▶ **What the task asks**: All lines in which the word "this" occurs are to be extracted.

::::::::

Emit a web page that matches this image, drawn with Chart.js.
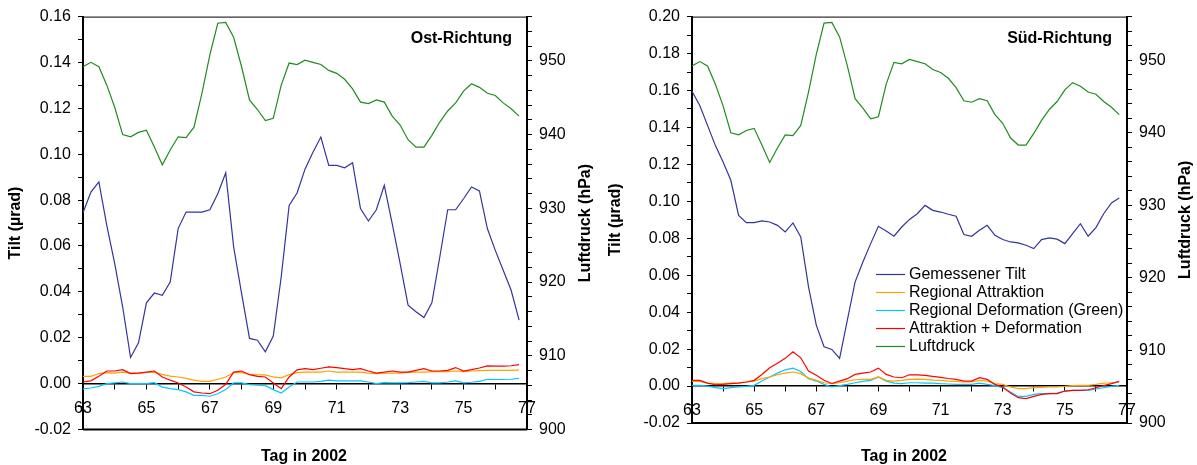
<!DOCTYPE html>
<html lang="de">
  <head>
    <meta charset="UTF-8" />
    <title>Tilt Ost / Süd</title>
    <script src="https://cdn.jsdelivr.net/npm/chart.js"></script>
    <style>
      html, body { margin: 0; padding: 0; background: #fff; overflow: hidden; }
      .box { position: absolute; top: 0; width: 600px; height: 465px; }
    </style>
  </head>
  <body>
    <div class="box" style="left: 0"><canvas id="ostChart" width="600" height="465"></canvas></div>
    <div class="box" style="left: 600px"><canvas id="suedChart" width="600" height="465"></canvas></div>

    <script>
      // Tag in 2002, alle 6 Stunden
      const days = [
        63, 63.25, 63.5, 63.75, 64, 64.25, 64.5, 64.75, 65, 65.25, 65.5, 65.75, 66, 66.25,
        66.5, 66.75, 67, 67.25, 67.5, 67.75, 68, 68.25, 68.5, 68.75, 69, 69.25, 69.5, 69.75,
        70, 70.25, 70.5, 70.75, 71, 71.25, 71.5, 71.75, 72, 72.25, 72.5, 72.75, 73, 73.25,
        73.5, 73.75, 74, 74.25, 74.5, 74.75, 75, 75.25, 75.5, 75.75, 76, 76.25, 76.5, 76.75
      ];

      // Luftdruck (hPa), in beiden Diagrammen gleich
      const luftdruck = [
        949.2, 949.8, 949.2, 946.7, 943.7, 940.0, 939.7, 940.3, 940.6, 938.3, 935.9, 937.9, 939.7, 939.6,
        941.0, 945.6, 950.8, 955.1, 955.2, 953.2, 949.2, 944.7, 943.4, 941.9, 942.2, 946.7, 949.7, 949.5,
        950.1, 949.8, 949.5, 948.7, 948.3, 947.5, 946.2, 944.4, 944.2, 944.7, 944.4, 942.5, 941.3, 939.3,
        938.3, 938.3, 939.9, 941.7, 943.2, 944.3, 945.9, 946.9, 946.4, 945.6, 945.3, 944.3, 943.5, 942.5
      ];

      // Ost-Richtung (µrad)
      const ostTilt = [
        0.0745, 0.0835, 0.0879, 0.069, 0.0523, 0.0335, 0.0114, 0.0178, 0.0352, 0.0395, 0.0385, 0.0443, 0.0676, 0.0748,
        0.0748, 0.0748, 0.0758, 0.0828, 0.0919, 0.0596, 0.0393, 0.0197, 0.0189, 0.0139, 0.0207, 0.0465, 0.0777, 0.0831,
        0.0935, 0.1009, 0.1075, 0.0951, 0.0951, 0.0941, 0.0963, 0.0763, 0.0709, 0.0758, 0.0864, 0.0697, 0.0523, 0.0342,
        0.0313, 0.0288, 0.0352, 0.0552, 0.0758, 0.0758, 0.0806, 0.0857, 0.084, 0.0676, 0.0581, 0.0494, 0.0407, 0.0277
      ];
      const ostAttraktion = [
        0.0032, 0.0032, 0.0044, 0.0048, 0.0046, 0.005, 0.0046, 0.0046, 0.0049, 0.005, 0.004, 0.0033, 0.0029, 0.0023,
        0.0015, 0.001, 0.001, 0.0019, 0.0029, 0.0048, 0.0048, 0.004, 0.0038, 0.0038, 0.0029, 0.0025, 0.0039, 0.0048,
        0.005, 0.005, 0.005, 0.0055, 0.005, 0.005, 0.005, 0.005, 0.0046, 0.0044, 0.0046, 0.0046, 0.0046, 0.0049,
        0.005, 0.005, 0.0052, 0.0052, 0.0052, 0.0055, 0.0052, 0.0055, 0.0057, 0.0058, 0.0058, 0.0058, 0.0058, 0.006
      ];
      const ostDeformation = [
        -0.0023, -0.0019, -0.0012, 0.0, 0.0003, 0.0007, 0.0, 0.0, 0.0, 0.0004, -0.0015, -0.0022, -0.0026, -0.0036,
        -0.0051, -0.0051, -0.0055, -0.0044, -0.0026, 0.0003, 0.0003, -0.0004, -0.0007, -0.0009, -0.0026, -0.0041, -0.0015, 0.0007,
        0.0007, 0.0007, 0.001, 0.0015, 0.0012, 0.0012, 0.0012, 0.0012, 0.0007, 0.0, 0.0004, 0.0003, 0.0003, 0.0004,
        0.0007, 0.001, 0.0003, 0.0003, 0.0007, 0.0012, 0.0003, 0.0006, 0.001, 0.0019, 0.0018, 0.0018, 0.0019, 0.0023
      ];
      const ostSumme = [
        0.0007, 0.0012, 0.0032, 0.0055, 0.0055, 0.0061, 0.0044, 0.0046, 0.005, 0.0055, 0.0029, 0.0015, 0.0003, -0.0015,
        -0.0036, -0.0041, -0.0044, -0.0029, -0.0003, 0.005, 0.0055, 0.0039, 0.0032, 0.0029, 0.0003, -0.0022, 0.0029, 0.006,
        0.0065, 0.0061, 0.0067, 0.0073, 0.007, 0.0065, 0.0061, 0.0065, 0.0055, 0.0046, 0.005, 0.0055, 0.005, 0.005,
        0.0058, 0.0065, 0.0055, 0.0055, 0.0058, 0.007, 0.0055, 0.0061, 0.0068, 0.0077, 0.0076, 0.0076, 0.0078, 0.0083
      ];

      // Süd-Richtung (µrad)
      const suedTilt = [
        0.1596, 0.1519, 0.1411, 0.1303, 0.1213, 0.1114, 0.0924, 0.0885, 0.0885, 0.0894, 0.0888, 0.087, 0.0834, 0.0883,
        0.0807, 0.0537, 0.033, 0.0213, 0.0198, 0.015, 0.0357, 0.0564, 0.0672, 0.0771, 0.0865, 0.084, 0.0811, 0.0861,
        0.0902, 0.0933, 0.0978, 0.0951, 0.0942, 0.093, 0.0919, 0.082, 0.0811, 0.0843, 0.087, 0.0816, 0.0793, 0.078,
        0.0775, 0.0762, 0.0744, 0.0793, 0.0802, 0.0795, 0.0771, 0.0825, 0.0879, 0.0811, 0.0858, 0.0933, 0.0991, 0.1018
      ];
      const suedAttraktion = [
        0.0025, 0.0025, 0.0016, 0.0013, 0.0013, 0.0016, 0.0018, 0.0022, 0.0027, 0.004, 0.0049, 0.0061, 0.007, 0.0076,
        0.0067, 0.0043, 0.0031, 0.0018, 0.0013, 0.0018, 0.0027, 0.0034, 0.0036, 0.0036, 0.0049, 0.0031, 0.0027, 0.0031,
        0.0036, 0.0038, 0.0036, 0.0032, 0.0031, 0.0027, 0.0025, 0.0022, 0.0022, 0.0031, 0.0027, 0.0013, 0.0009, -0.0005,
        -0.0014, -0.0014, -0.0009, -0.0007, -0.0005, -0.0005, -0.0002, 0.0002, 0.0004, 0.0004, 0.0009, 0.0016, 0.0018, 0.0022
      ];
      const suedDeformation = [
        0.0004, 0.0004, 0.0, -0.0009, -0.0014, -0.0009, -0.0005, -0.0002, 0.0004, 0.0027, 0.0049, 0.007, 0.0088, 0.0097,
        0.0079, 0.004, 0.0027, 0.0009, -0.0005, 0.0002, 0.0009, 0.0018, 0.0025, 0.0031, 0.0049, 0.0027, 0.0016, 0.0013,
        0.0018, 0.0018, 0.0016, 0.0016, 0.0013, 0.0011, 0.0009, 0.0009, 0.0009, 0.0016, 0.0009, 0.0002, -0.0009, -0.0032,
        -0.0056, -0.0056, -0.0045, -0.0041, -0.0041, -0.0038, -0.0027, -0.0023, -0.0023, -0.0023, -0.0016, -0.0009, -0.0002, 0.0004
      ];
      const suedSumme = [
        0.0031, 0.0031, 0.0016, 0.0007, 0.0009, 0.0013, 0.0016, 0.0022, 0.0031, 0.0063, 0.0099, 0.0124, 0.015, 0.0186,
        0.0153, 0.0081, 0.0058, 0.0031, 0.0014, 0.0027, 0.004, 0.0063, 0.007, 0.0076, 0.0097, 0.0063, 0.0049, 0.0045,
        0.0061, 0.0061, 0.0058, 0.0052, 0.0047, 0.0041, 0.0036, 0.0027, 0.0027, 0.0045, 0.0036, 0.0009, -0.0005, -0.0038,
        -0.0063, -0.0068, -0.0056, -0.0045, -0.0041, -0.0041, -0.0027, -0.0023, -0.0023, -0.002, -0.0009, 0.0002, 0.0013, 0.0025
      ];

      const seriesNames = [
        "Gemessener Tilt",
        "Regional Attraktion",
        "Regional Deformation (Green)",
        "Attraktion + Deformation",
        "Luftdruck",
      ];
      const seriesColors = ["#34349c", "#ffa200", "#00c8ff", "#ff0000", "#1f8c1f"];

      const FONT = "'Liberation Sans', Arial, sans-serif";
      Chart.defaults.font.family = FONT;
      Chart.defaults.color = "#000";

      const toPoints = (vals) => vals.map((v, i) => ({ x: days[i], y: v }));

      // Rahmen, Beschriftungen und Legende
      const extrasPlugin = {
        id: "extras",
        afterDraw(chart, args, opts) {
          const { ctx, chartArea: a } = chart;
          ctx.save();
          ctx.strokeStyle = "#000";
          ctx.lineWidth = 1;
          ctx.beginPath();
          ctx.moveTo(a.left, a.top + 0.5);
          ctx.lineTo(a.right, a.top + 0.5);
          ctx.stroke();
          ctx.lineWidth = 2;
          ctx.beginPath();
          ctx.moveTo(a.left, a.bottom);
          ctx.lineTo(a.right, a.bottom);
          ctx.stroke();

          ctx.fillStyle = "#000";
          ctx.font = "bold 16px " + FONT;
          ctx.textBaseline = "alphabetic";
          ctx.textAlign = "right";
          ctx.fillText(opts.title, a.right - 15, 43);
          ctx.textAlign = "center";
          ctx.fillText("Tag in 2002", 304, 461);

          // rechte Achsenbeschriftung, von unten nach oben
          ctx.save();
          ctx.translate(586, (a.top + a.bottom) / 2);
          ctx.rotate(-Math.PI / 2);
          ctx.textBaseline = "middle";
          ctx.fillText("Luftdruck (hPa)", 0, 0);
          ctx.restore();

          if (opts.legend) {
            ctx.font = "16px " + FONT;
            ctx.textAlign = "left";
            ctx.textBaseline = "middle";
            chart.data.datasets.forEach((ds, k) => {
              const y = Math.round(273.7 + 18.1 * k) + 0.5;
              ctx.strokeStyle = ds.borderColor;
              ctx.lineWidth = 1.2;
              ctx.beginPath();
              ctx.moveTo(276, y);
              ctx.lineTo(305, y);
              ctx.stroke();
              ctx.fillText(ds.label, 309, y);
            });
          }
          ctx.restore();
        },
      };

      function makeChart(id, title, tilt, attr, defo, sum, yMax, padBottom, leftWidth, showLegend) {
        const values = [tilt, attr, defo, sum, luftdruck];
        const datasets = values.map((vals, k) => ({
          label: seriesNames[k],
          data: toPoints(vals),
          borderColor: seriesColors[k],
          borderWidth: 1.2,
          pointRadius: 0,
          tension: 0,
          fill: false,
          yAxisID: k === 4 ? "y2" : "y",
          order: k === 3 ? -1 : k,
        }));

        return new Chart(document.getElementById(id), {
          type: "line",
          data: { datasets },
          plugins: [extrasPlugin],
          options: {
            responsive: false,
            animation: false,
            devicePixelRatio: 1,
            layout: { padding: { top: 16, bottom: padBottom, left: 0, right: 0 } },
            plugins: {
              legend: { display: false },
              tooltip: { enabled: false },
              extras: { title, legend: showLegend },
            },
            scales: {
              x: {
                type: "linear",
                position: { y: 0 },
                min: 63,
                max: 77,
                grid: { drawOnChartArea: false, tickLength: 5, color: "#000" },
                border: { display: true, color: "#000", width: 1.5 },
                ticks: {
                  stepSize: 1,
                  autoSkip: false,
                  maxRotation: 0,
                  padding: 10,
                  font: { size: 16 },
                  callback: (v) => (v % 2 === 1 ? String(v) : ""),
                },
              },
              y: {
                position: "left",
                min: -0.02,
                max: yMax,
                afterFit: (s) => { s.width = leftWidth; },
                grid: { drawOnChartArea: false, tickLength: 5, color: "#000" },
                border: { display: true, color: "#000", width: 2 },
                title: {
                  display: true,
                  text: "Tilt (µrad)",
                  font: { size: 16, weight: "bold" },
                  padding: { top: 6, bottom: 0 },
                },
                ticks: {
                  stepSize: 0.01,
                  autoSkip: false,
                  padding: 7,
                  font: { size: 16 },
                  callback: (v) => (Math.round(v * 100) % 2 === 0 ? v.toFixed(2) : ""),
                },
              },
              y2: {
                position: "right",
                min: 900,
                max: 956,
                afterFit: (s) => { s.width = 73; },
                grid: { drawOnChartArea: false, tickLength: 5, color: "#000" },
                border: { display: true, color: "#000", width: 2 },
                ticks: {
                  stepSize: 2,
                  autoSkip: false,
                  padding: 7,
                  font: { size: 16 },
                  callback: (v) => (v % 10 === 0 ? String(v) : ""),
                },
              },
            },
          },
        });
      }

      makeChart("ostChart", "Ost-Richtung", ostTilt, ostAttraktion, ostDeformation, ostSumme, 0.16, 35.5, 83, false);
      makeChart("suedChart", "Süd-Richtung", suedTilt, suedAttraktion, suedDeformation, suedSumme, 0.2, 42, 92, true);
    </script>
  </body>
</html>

::::::::

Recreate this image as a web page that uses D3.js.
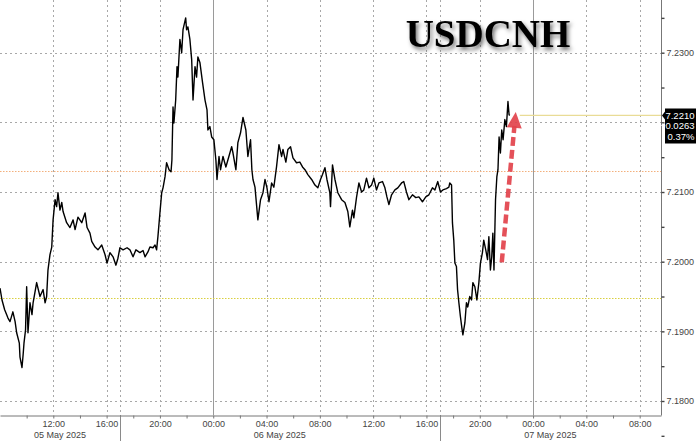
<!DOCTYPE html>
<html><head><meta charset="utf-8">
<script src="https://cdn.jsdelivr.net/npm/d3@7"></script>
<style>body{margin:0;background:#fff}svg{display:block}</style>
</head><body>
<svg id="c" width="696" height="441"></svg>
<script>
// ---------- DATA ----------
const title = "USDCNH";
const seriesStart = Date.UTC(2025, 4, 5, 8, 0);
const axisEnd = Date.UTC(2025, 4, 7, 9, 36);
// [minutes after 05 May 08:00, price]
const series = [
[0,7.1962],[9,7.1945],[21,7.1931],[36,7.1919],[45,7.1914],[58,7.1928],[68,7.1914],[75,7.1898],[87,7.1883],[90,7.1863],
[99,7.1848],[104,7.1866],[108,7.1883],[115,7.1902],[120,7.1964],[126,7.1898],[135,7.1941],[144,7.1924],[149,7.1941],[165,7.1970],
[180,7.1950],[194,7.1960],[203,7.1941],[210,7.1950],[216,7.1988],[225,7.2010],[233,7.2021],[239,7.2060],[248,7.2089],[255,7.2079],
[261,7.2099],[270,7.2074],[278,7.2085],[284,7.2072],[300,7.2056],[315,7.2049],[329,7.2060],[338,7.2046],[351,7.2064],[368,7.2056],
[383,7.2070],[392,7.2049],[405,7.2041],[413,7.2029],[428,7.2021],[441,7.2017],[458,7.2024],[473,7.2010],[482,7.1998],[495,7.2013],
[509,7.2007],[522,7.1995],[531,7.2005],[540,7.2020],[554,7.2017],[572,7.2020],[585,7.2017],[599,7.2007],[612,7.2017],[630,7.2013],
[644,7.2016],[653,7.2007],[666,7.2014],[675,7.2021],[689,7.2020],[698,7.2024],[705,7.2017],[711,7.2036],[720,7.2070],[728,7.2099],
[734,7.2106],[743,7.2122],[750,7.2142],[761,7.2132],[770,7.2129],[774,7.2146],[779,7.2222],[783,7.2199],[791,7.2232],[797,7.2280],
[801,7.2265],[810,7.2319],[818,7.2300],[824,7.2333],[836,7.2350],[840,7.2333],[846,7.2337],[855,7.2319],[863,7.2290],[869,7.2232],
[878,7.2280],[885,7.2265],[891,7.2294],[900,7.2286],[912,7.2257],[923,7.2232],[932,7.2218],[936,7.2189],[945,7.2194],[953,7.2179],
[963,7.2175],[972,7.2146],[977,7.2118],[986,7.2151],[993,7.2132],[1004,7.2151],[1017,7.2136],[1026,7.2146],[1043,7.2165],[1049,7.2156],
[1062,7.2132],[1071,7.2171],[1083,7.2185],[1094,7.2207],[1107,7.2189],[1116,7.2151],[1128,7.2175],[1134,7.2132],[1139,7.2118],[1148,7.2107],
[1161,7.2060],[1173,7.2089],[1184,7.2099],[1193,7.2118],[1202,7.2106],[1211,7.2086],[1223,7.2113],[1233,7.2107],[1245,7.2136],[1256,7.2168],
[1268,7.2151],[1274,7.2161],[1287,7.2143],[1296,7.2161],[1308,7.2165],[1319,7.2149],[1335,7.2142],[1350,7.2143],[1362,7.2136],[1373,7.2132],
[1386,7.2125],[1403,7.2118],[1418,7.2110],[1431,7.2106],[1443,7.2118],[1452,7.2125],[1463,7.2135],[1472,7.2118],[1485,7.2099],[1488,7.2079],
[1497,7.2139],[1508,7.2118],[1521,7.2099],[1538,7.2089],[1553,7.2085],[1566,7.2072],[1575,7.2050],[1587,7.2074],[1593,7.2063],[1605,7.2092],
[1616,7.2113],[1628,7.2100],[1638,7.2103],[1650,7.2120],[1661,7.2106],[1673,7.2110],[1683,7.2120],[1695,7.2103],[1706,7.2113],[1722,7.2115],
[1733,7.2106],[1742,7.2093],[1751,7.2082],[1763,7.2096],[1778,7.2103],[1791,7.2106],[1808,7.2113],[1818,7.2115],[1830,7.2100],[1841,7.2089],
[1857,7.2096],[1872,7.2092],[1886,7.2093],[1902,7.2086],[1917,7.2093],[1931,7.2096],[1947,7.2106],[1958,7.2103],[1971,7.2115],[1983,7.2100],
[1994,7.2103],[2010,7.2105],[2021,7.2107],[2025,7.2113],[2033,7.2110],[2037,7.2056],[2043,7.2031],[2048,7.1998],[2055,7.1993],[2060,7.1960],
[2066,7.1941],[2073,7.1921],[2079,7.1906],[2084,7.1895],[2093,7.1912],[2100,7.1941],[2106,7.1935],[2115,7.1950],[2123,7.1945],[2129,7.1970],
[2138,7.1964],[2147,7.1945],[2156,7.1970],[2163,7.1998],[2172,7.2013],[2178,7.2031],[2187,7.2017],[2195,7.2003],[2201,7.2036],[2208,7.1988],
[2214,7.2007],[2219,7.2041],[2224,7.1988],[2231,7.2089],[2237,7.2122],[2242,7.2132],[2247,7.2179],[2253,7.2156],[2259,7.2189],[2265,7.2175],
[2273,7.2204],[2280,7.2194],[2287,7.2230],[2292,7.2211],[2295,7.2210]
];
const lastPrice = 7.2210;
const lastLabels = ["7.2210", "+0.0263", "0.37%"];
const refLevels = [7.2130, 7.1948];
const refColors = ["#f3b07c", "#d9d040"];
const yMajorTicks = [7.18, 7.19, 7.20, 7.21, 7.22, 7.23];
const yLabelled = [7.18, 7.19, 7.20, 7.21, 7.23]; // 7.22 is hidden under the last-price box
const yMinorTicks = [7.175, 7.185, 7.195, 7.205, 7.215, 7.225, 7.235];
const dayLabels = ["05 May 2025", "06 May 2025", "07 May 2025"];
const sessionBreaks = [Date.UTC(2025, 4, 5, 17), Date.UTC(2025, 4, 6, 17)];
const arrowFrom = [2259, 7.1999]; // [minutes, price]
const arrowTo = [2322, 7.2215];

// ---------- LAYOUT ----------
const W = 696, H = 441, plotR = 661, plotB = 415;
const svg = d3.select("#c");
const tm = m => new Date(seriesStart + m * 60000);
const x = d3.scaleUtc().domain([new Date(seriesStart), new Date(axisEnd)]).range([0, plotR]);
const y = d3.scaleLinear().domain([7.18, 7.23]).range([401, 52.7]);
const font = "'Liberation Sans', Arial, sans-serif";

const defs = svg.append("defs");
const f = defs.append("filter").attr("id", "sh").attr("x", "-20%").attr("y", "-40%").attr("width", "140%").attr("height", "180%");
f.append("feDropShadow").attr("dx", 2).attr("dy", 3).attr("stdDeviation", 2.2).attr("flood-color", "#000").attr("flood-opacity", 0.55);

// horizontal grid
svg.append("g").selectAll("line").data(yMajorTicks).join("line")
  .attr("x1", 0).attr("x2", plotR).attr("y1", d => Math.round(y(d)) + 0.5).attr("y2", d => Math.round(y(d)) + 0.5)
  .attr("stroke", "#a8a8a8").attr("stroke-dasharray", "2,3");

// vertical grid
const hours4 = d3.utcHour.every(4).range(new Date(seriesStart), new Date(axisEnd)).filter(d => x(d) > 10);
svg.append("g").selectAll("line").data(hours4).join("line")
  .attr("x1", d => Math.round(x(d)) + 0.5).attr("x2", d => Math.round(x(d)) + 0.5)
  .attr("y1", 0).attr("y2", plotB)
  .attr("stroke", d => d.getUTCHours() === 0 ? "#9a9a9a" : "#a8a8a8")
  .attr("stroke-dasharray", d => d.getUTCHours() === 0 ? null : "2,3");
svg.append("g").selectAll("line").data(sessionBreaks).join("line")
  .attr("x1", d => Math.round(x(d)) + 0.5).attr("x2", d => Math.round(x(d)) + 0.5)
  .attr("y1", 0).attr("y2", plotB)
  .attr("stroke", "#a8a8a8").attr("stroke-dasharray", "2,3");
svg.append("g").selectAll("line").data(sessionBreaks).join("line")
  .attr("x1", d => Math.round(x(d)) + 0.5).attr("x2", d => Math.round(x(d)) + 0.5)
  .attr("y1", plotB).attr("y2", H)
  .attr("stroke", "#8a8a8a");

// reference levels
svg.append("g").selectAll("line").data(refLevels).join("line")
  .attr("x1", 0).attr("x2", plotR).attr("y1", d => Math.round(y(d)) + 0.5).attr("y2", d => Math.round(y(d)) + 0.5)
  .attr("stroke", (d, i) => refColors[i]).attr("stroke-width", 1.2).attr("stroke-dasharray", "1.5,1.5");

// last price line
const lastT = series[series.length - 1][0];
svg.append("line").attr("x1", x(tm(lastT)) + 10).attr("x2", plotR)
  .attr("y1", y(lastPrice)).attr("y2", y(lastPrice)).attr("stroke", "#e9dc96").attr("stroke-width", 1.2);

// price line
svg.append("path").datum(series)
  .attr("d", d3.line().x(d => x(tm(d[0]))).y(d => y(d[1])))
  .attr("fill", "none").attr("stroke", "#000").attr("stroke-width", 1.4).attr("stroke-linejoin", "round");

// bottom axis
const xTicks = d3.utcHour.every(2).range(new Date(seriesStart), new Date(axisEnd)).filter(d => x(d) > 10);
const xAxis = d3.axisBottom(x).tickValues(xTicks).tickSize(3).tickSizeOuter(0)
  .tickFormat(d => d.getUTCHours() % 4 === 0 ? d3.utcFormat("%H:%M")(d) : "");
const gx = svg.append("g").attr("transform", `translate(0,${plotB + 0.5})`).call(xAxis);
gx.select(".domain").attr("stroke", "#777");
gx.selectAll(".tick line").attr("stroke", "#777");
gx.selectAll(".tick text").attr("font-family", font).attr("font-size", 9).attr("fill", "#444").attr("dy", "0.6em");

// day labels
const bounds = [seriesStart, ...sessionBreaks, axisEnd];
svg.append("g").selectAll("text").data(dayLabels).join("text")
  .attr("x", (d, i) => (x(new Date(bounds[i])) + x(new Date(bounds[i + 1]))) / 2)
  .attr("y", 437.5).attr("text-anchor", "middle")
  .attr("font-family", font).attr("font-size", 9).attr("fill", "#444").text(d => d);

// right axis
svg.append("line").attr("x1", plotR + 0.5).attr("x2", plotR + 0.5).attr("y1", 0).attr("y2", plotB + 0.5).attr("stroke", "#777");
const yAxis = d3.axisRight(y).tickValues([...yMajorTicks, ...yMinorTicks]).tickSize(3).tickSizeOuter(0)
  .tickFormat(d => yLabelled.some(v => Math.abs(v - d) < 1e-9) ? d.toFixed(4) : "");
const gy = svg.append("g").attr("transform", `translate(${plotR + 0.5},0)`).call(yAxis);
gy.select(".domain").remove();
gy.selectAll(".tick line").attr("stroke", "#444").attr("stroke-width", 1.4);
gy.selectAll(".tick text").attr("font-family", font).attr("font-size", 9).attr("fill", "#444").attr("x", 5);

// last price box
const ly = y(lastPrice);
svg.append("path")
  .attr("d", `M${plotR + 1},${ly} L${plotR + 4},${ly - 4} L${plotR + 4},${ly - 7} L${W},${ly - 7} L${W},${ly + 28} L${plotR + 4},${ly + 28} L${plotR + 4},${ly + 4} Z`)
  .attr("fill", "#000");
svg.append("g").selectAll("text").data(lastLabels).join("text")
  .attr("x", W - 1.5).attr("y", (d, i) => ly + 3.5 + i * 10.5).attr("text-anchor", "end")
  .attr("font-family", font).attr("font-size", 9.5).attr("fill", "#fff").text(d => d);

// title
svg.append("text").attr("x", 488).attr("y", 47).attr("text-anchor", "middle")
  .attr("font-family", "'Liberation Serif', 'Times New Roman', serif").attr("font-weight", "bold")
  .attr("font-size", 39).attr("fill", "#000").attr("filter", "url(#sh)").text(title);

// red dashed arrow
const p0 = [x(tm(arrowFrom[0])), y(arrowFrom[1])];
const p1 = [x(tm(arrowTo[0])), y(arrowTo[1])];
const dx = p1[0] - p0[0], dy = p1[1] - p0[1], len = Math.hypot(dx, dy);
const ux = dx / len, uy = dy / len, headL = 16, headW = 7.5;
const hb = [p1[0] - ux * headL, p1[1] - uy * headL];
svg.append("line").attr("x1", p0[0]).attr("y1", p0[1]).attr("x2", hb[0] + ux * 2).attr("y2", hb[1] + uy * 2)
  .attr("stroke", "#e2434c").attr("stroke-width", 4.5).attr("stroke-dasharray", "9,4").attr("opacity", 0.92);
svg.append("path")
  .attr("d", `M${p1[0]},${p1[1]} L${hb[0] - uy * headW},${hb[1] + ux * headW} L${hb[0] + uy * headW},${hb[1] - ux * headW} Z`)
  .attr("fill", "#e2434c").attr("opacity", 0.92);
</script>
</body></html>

::::::::

▶ **Full answer**:
Emit a web page that matches this image, drawn with Chart.js.
Recreate this image as a web page that uses D3.js.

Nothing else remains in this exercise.